The findings of the jurors (who included Sir Peter’s son-in-law, Sir Christopher Moresby†) in Tilliol’s inquisition post mortem, held at Carlisle on 29 Jan. 1435, did not satisfy the Crown. The mental incapacity of our MP’s son, Robert, the last male member of a great and ancient lineage, gave it title to a valuable wardship, and there was clearly a suspicion that the jurors had concealed the full extent of the Tilliol lands. On 16 May a second jury (which included three members of the first) added further properties, but said that they were in the hands of Sir Peter’s cousin, William Lowther† of Rose castle, George Warwick, and a chaplain, John Knoblowe. Since these men were among Sir Peter’s executors there can be little doubt that they were feoffees for the execution of the will. They were assisted in their task by the other executors, William’s brother, Geoffrey Lowther*, and two other local chaplains, Stephen Parke and John Bampton.
Tilliol’s incapacitated son did not long survive him, dying in royal wardship on 10 Nov. 1435. On the following 2 May the King ordered the escheator of Cumberland to divide the Tilliol lands between the MP’s two daughters, Margaret, the wife of Sir Christopher Moresby, and Isabel, the wife of a lesser man, John Colville.

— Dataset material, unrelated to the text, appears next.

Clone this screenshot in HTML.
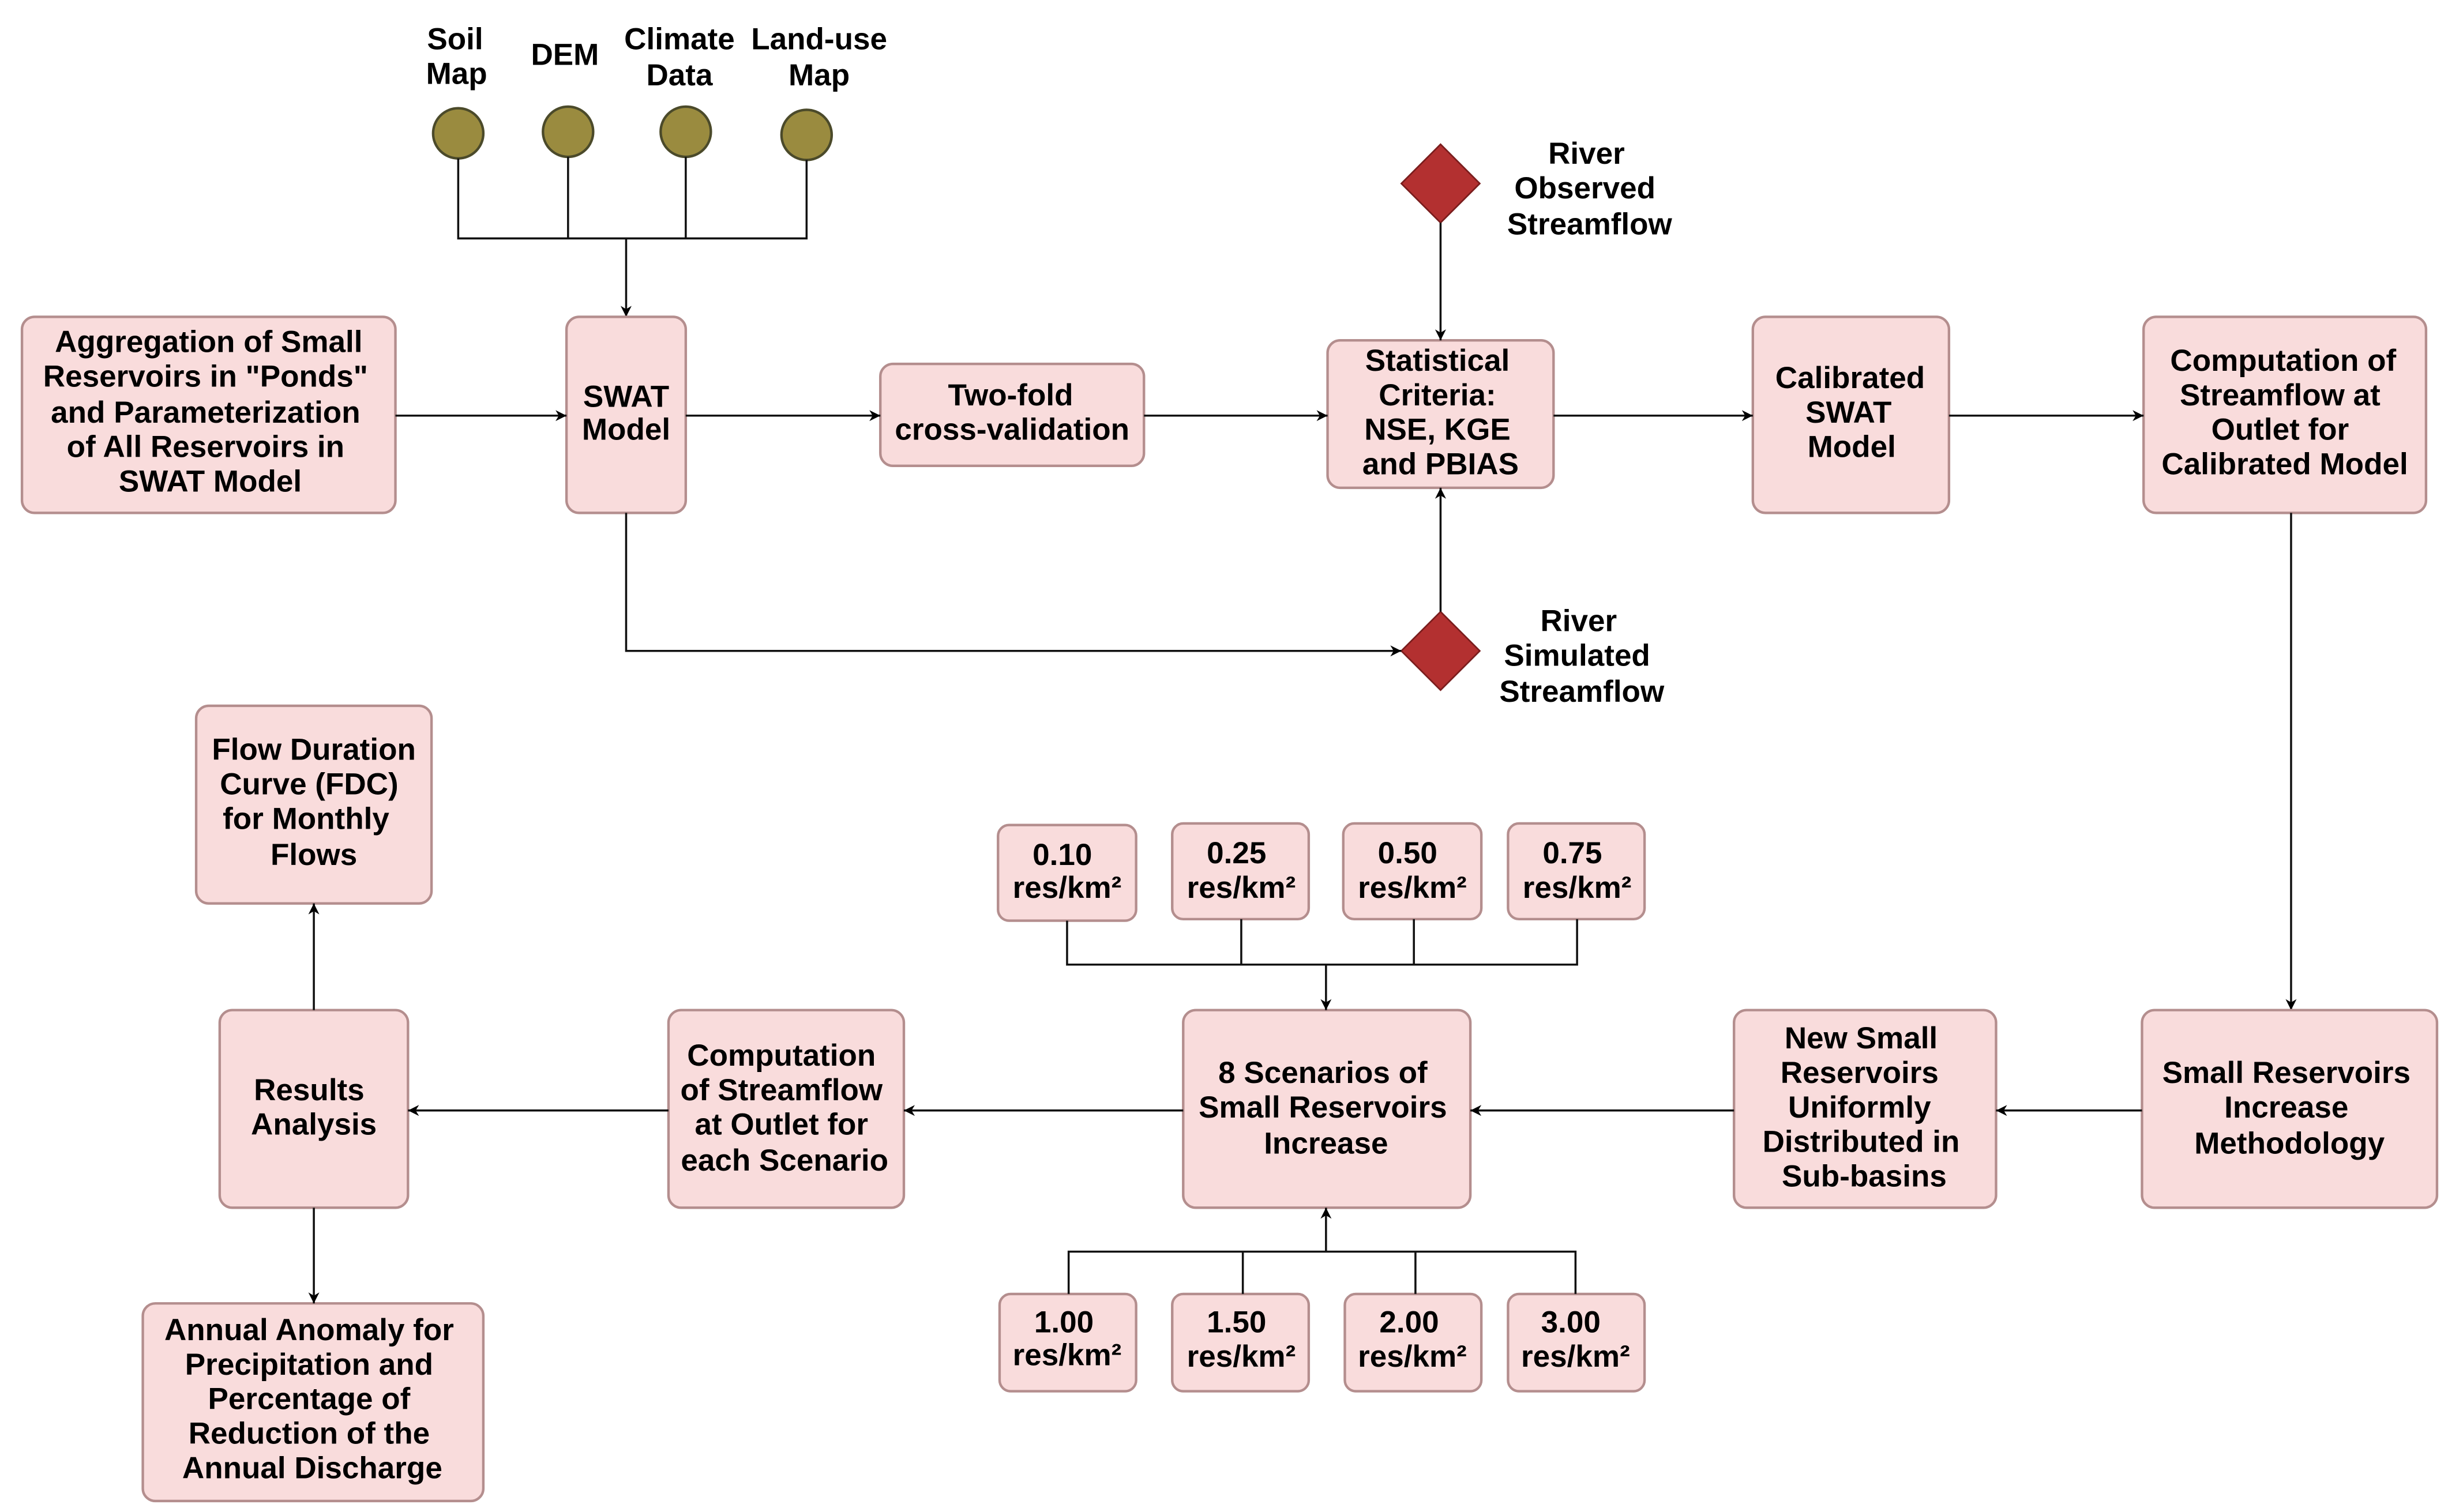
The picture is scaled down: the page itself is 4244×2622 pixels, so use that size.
<!DOCTYPE html>
<html><head><meta charset="utf-8"><style>
html,body{margin:0;padding:0;background:#fff;}
svg{display:block;}
text{font-family:"Liberation Sans",Arial,sans-serif;font-weight:bold;font-size:19.5px;fill:#000;text-anchor:middle;dominant-baseline:central;}
.b{fill:#f9dcdc;stroke:#b48e8e;stroke-width:1.6;}
.l{stroke:#111;stroke-width:1.3;fill:none;}
</style></head><body>
<svg width="4244" height="2622" viewBox="0 0 1560 964" preserveAspectRatio="none" xmlns="http://www.w3.org/2000/svg">
<defs><marker id="a" viewBox="0 0 10 10" refX="10" refY="5" markerWidth="7" markerHeight="7" orient="auto" markerUnits="userSpaceOnUse"><path d="M0,0 L10,5 L0,10 L3,5 z" fill="#000"/></marker></defs>

<!-- inputs -->
<text x="290" y="25">Soil</text><text x="291" y="47">Map</text>
<text x="360" y="35">DEM</text>
<text x="433" y="25">Climate</text><text x="433" y="48">Data</text>
<text x="522" y="25">Land-use</text><text x="522" y="48">Map</text>
<g fill="#9a8b3f" stroke="#4b4a2a" stroke-width="1.6">
<circle cx="292" cy="85" r="16"/><circle cx="362" cy="84" r="16"/><circle cx="437" cy="84" r="16"/><circle cx="514" cy="86" r="16"/></g>
<path class="l" d="M292,101V152H514V102M362,100V152M437,100V152"/>
<path class="l" d="M399,152V202" marker-end="url(#a)"/>

<!-- row 1 -->
<rect class="b" x="14" y="202" width="238" height="125" rx="8"/>
<text x="133" y="218">Aggregation of Small</text><text x="131" y="240">Reservoirs in "Ponds"</text><text x="131" y="263">and Parameterization</text><text x="131" y="285">of All Reservoirs in</text><text x="134" y="307">SWAT Model</text>
<rect class="b" x="361" y="202" width="76" height="125" rx="8"/>
<text x="399" y="253">SWAT</text><text x="399" y="274">Model</text>
<rect class="b" x="561" y="232" width="168" height="65" rx="8"/>
<text x="644" y="252">Two-fold</text><text x="645" y="274">cross-validation</text>
<rect class="b" x="846" y="217" width="144" height="94" rx="8"/>
<text x="916" y="230">Statistical</text><text x="916" y="252">Criteria:</text><text x="916" y="274">NSE, KGE</text><text x="918" y="296">and PBIAS</text>
<rect class="b" x="1117" y="202" width="125" height="125" rx="8"/>
<text x="1179" y="241">Calibrated</text><text x="1178" y="263">SWAT</text><text x="1180" y="285">Model</text>
<rect class="b" x="1366" y="202" width="180" height="125" rx="8"/>
<text x="1455" y="230">Computation of</text><text x="1453" y="252">Streamflow at</text><text x="1453" y="274">Outlet for</text><text x="1456" y="296">Calibrated Model</text>

<path class="l" d="M252,265H361" marker-end="url(#a)"/>
<path class="l" d="M437,265H561" marker-end="url(#a)"/>
<path class="l" d="M729,265H846" marker-end="url(#a)"/>
<path class="l" d="M990,265H1117" marker-end="url(#a)"/>
<path class="l" d="M1242,265H1366" marker-end="url(#a)"/>

<!-- diamonds -->
<polygon points="918,92 943,117 918,142 893,117" fill="#b33030" stroke="#7a1d1d" stroke-width="1"/>
<text x="1011" y="98">River</text><text x="1010" y="120">Observed</text><text x="1013" y="143">Streamflow</text>
<path class="l" d="M918,142V217" marker-end="url(#a)"/>
<polygon points="918,390 943,415 918,440 893,415" fill="#b33030" stroke="#7a1d1d" stroke-width="1"/>
<text x="1006" y="396">River</text><text x="1005" y="418">Simulated</text><text x="1008" y="441">Streamflow</text>
<path class="l" d="M918,390V311" marker-end="url(#a)"/>
<path class="l" d="M399,327V415H893" marker-end="url(#a)"/>

<path class="l" d="M1460,327V644" marker-end="url(#a)"/>

<!-- row 2 -->
<rect class="b" x="1365" y="644" width="188" height="126" rx="8"/>
<text x="1457" y="684">Small Reservoirs</text><text x="1457" y="706">Increase</text><text x="1459" y="729">Methodology</text>
<rect class="b" x="1105" y="644" width="167" height="126" rx="8"/>
<text x="1186" y="662">New Small</text><text x="1185" y="684">Reservoirs</text><text x="1185" y="706">Uniformly</text><text x="1186" y="728">Distributed in</text><text x="1188" y="750">Sub-basins</text>
<rect class="b" x="754" y="644" width="183" height="126" rx="8"/>
<text x="843" y="684">8 Scenarios of</text><text x="843" y="706">Small Reservoirs</text><text x="845" y="729">Increase</text>
<rect class="b" x="426" y="644" width="150" height="126" rx="8"/>
<text x="498" y="673">Computation</text><text x="498" y="695">of Streamflow</text><text x="498" y="717">at Outlet for</text><text x="500" y="740">each Scenario</text>
<rect class="b" x="140" y="644" width="120" height="126" rx="8"/>
<text x="197" y="695">Results</text><text x="200" y="717">Analysis</text>
<rect class="b" x="125" y="450" width="150" height="126" rx="8"/>
<text x="200" y="478">Flow Duration</text><text x="197" y="500">Curve (FDC)</text><text x="195" y="522">for Monthly</text><text x="200" y="545">Flows</text>
<rect class="b" x="91" y="831" width="217" height="126" rx="8"/>
<text x="197" y="848">Annual Anomaly for</text><text x="197" y="870">Precipitation and</text><text x="197" y="892">Percentage of</text><text x="197" y="914">Reduction of the</text><text x="199" y="936">Annual Discharge</text>

<path class="l" d="M1365,708H1272" marker-end="url(#a)"/>
<path class="l" d="M1105,708H937" marker-end="url(#a)"/>
<path class="l" d="M754,708H576" marker-end="url(#a)"/>
<path class="l" d="M426,708H260" marker-end="url(#a)"/>
<path class="l" d="M200,644V576" marker-end="url(#a)"/>
<path class="l" d="M200,770V831" marker-end="url(#a)"/>

<!-- small boxes top -->
<g>
<rect class="b" x="636" y="526" width="88" height="61" rx="7"/><text x="677" y="545">0.10</text><text x="680" y="566">res/km²</text>
<rect class="b" x="747" y="525" width="87" height="61" rx="7"/><text x="788" y="544">0.25</text><text x="791" y="566">res/km²</text>
<rect class="b" x="856" y="525" width="88" height="61" rx="7"/><text x="897" y="544">0.50</text><text x="900" y="566">res/km²</text>
<rect class="b" x="961" y="525" width="87" height="61" rx="7"/><text x="1002" y="544">0.75</text><text x="1005" y="566">res/km²</text>
</g>
<path class="l" d="M680,587V615H1005V586M791,586V615M901,586V615"/>
<path class="l" d="M845,615V644" marker-end="url(#a)"/>

<!-- small boxes bottom -->
<g>
<rect class="b" x="637" y="825" width="87" height="62" rx="7"/><text x="678" y="843">1.00</text><text x="680" y="864">res/km²</text>
<rect class="b" x="747" y="825" width="87" height="62" rx="7"/><text x="788" y="843">1.50</text><text x="791" y="865">res/km²</text>
<rect class="b" x="857" y="825" width="87" height="62" rx="7"/><text x="898" y="843">2.00</text><text x="900" y="865">res/km²</text>
<rect class="b" x="961" y="825" width="87" height="62" rx="7"/><text x="1001" y="843">3.00</text><text x="1004" y="865">res/km²</text>
</g>
<path class="l" d="M681,825V798H1004V825M792,825V798M902,825V798"/>
<path class="l" d="M845,798V770" marker-end="url(#a)"/>
</svg>
</body></html>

The poor expectations of Isabel’s second husband may have been a factor in the later dispute over the Tilliol inheritance. It was later claimed that Sir Peter had willed that the whole of his inheritance should descend through Isabel, as the eldest daughter, if her descendants adopted his family name. There must be a doubt about the truth of this story, yet it has the air of plausibility. It is not fanciful to suppose that Sir Peter, whatever his attitude to Isabel’s second marriage, should have been anxious to perpetuate his ancient name; and the story explains why Colville, with no paternal inheritance to endear his own name to him, adopted that of Tilliol. Further, much later, in 1482, the elderly (Sir) William Martindale* made a sworn statement before the commissary general at York that he and others had destroyed Tilliol’s will in the interests of the younger sister, Margaret Moresby.